**What the task asks**. Search the data below for the word "Output" and copy each line that holds it.

═════ Material provided

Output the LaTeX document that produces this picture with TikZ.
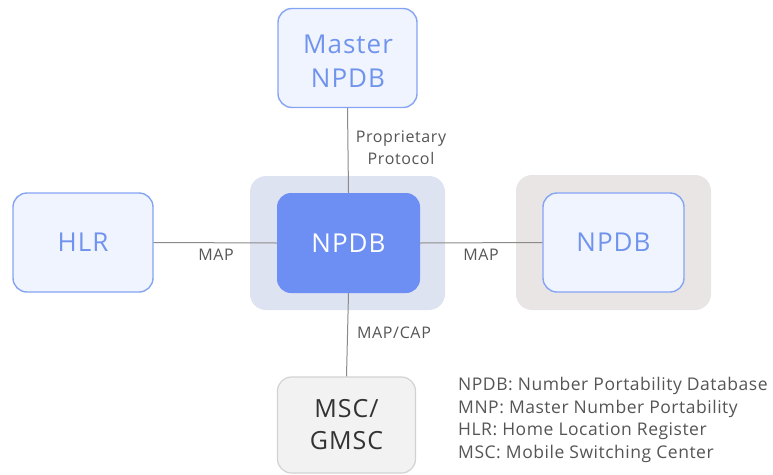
\documentclass[tikz,border=0pt]{standalone}
\usepackage{fontspec}
\setmainfont{Open Sans}
\newfontfamily\widesans[LetterSpace=4]{Open Sans}
\newfontfamily\legendsans[LetterSpace=3]{Open Sans}
\definecolor{bluefill}{HTML}{F0F4FE}
\definecolor{blueline}{HTML}{86A4F4}
\definecolor{bluetext}{HTML}{7094EE}
\definecolor{corefill}{HTML}{6D8FF4}
\definecolor{corebg}{HTML}{DEE3F2}
\definecolor{peerbg}{HTML}{E9E5E5}
\definecolor{mscfill}{HTML}{F2F2F2}
\definecolor{mscline}{HTML}{D2D2D2}
\definecolor{linkgray}{HTML}{8A8A8A}
\definecolor{labelgray}{HTML}{555555}
\tikzset{
  netbox/.style={draw=blueline, line width=1.4pt, fill=bluefill, rounded corners=14pt,
    text=bluetext, font=\widesans\fontsize{26}{34}\selectfont, align=center, inner sep=0pt},
  corebox/.style={fill=corefill, rounded corners=14pt, text=white,
    font=\widesans\fontsize{26}{34}\selectfont, inner sep=0pt},
  groupbg/.style={rounded corners=16pt, inner sep=0pt},
  mscbox/.style={draw=mscline, line width=1.2pt, fill=mscfill, rounded corners=14pt,
    text=black!80, font=\widesans\fontsize{25}{32}\selectfont, align=center, inner sep=0pt},
  link/.style={draw=linkgray, line width=1pt},
  linklabel/.style={text=labelgray, font=\widesans\fontsize{16}{22}\selectfont, align=center, inner sep=0pt},
  legend/.style={text=labelgray, font=\legendsans\fontsize{17.5}{22.5}\selectfont, align=left, inner sep=0pt, anchor=north west}
}
\begin{document}
\begin{tikzpicture}[x=1pt, y=-1pt]
  \useasboundingbox (0,0) rectangle (773,474);
  % background groups
  \node[groupbg, fill=corebg, minimum width=195pt, minimum height=134pt] (coregrp) at (347.5,243) {};
  \node[groupbg, fill=peerbg, minimum width=195pt, minimum height=135pt] (peergrp) at (613.5,242.5) {};
  % network elements
  \node[netbox, minimum width=139pt, minimum height=99pt] (master) at (347.5,58) {};
  \node[text=bluetext, font=\widesans\fontsize{26}{34}\selectfont, align=center, inner sep=0pt] (mastertext) at (348,61) {Master\\NPDB};
  \node[corebox, minimum width=143pt, minimum height=100pt] (core) at (348.5,243) {NPDB};
  \node[netbox, minimum width=140pt, minimum height=99pt] (hlr) at (83,242.5) {HLR};
  \node[netbox, minimum width=141pt, minimum height=99pt] (peer) at (613.5,242.5) {NPDB};
  \node[mscbox, minimum width=138pt, minimum height=96pt] (msc) at (346.5,425) {MSC/\\GMSC};
  % links
  \draw[link] (master.south) -- (core.north);
  \draw[link] (hlr.east) -- (core.west);
  \draw[link] (core.east) -- (peer.west);
  \draw[link] (core.south) -- (msc.north);
  % link labels
  \node[linklabel] (lblprop) at (401,148) {Proprietary\\Protocol};
  \node[linklabel] (lblhlr) at (216,255) {MAP};
  \node[linklabel] (lblpeer) at (481,255) {MAP};
  \node[linklabel] (lblmsc) at (394,333) {MAP/CAP};
  % abbreviations
  \node[legend] (abbr) at (458,377) {NPDB: Number Portability Database\\MNP: Master Number Portability\\HLR: Home Location Register\\MSC: Mobile Switching Center};
\end{tikzpicture}
\end{document}
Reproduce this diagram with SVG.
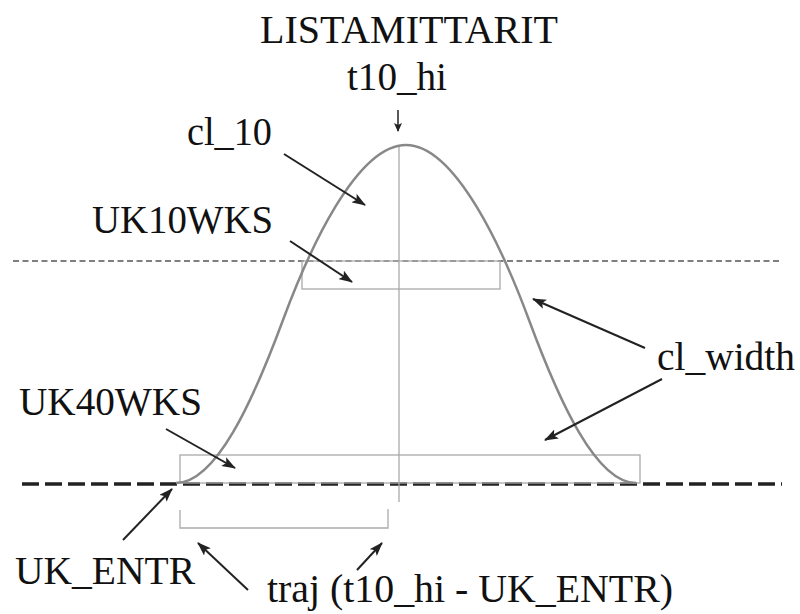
<svg xmlns="http://www.w3.org/2000/svg" width="800" height="614" viewBox="0 0 800 614">
<style>
  text { font-family: "Liberation Serif", "Times New Roman", serif; font-size: 40px; fill: #111; }
  .arrow { stroke: #222; stroke-width: 2; fill: none; marker-end: url(#ah); }
  .guide { stroke: #aaa; stroke-width: 1.3; fill: none; }
</style>
<defs>
  <marker id="ah" markerUnits="userSpaceOnUse" markerWidth="14" markerHeight="10" refX="13" refY="5" orient="auto">
    <path d="M0,0 L14,5 L0,10 L3,5 Z" fill="#222"/>
  </marker>
  <marker id="ahs" markerUnits="userSpaceOnUse" markerWidth="9" markerHeight="8" refX="8" refY="4" orient="auto">
    <path d="M0,0 L9,4 L0,8 L2,4 Z" fill="#222"/>
  </marker>
</defs>
<rect width="800" height="614" fill="#fff"/>

<g id="levels">
  <line x1="13" y1="261" x2="780" y2="261" stroke="#555" stroke-width="1.6" stroke-dasharray="6,3.5"/>
  <line x1="22" y1="484" x2="782" y2="484" stroke="#222" stroke-width="3.5" stroke-dasharray="17,6"/>
</g>

<g id="boxes">
  <line class="guide" x1="399" y1="145" x2="399" y2="502"/>
  <rect id="uk10box" class="guide" x="302" y="261" width="198" height="28"/>
  <rect id="uk40box" class="guide" x="180" y="455" width="460" height="28"/>
  <path id="trajbracket" class="guide" d="M180,510 V528 H388 V509"/>
</g>

<g id="curve">
  <path d="M176,483 C216,483 253,401 283,320 C308,252.5 356,145 406,145 C456,145 504,252.5 529,320 C559,401 596,483 636,483" fill="none" stroke="#888" stroke-width="2.5"/>
</g>

<g id="labels">
  <text id="title" x="260" y="43" textLength="298" lengthAdjust="spacingAndGlyphs">LISTAMITTARIT</text>
  <text id="t10hi" x="347" y="90" textLength="100" lengthAdjust="spacingAndGlyphs">t10_hi</text>
  <text id="cl10" x="187" y="145" textLength="85" lengthAdjust="spacingAndGlyphs">cl_10</text>
  <text id="uk10" x="92" y="233" textLength="181" lengthAdjust="spacingAndGlyphs">UK10WKS</text>
  <text id="clwidth" x="657" y="370" textLength="138" lengthAdjust="spacingAndGlyphs">cl_width</text>
  <text id="uk40" x="19" y="415" textLength="183" lengthAdjust="spacingAndGlyphs">UK40WKS</text>
  <text id="ukentr" x="15" y="584" textLength="180" lengthAdjust="spacingAndGlyphs">UK_ENTR</text>
  <text id="traj" x="267" y="602" textLength="406" lengthAdjust="spacingAndGlyphs">traj (t10_hi - UK_ENTR)</text>
</g>

<g id="connectors">
  <line x1="398" y1="110" x2="398" y2="131" stroke="#222" stroke-width="1.5" marker-end="url(#ahs)"/>
  <line class="arrow" x1="284" y1="154" x2="365" y2="205"/>
  <line class="arrow" x1="290" y1="241" x2="352" y2="282"/>
  <line class="arrow" x1="645" y1="348" x2="533" y2="299"/>
  <line class="arrow" x1="662" y1="379" x2="545" y2="440"/>
  <line class="arrow" x1="166" y1="429" x2="235" y2="468"/>
  <line class="arrow" x1="123" y1="540" x2="172" y2="489"/>
  <line class="arrow" x1="248" y1="590" x2="198" y2="543"/>
  <line class="arrow" x1="357" y1="570" x2="382" y2="543"/>
</g>
</svg>
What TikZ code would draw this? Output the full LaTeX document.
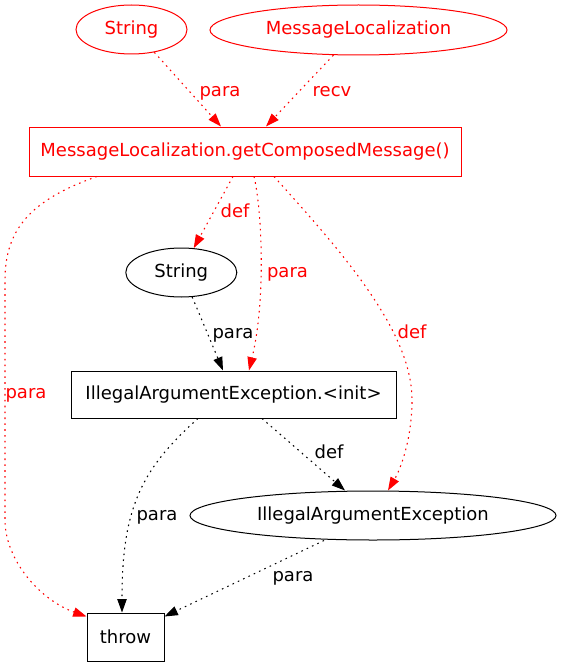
\documentclass[tikz,border=0pt]{standalone}
\usepackage{fontspec}
\setmainfont{DejaVu Sans}
\usetikzlibrary{arrows.meta,shapes.geometric,calc}
\begin{document}
\begin{tikzpicture}[x=0.75pt,y=-0.75pt,
  every node/.style={font=\fontsize{13.5}{16}\selectfont},
  ell/.style={ellipse,draw,line width=0.75pt,inner sep=0pt},
  box/.style={rectangle,draw,line width=0.75pt,inner sep=0pt},
  redc/.style={draw=red,text=red},
  conn/.style={line width=0.8pt,dash pattern=on 1.2pt off 3.2pt,-{Triangle[length=10pt,width=7pt]}},
  redconn/.style={conn,red},
  lbl/.style={inner sep=0pt},
]
\useasboundingbox (0,0) rectangle (561,667);
% nodes
\node[ell,redc,minimum width=83.25pt,minimum height=36.75pt] (s1) at (131.5,29.5) {String};
\node[ell,redc,minimum width=222.75pt,minimum height=37.5pt] (ml) at (358.5,30) {MessageLocalization};
\node[box,redc,minimum width=324pt,minimum height=36.75pt] (gcm) at (245,151.5) {MessageLocalization.getComposedMessage()};
\node[ell,minimum width=83.25pt,minimum height=36.75pt] (s2) at (181.3,272.5) {String};
\node[box,minimum width=243.75pt,minimum height=35.25pt] (init) at (233.5,394.5) {IllegalArgumentException.<init>};
\node[ell,minimum width=274.5pt,minimum height=36.75pt] (iae) at (373,515.5) {IllegalArgumentException};
\node[box,minimum width=57.75pt,minimum height=36pt] (thr) at (125.5,637) {throw};
% connectors
\draw[redconn] (s1.-45) -- ($(gcm.north)+(-24,0)$);
\draw[redconn] (ml.-135) -- ($(gcm.north)+(21,0)$);
\draw[redconn] ($(gcm.south)+(-12,0)$) -- (s2.63);
\draw[redconn] ($(gcm.south)+(9,0)$) .. controls (262,210) and (266,300) .. ($(init.north)+(15.5,0)$);
\draw[redconn] ($(gcm.south)+(-148,0)$) .. controls (30,200) and (5,230) .. (5,280) -- (5,520) .. controls (5,560) and (40,600) .. ($(thr.north west)+(0,4)$);
\draw[redconn] ($(gcm.south)+(29,0)$) .. controls (340,250) and (412,330) .. (412,400) .. controls (412,440) and (400,470) .. ($(iae.north)+(15,0)$);
\draw[conn] (s2.-66) -- ($(init.north)+(-10.5,0)$);
\draw[conn] ($(init.south)+(-35.5,0)$) .. controls (140,470) and (122,510) .. ($(thr.north)+(-3.5,0)$);
\draw[conn] ($(init.south)+(28.5,0)$) -- ($(iae.north)+(-28,0)$);
\draw[conn] ($(iae.south)+(-49,0)$) -- ($(thr.north east)+(0,4)$);
% labels
\node[lbl,red] (l1) at (220,93) {para};
\node[lbl,red] (l2) at (332,92) {recv};
\node[lbl,red] (l3) at (235,211) {def};
\node[lbl,red] (l4) at (287.5,274) {para};
\node[lbl,red] (l5) at (412,332) {def};
\node[lbl,red] (l6) at (26,395) {para};
\node[lbl] (l7) at (233,335) {para};
\node[lbl] (l8) at (329,452) {def};
\node[lbl] (l9) at (157,517) {para};
\node[lbl] (l10) at (293,578) {para};
\end{tikzpicture}
\end{document}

══════════

**Answer for this exercise**.
Output the LaTeX document that produces this picture with TikZ.
What TikZ code would draw this? Output the full LaTeX document.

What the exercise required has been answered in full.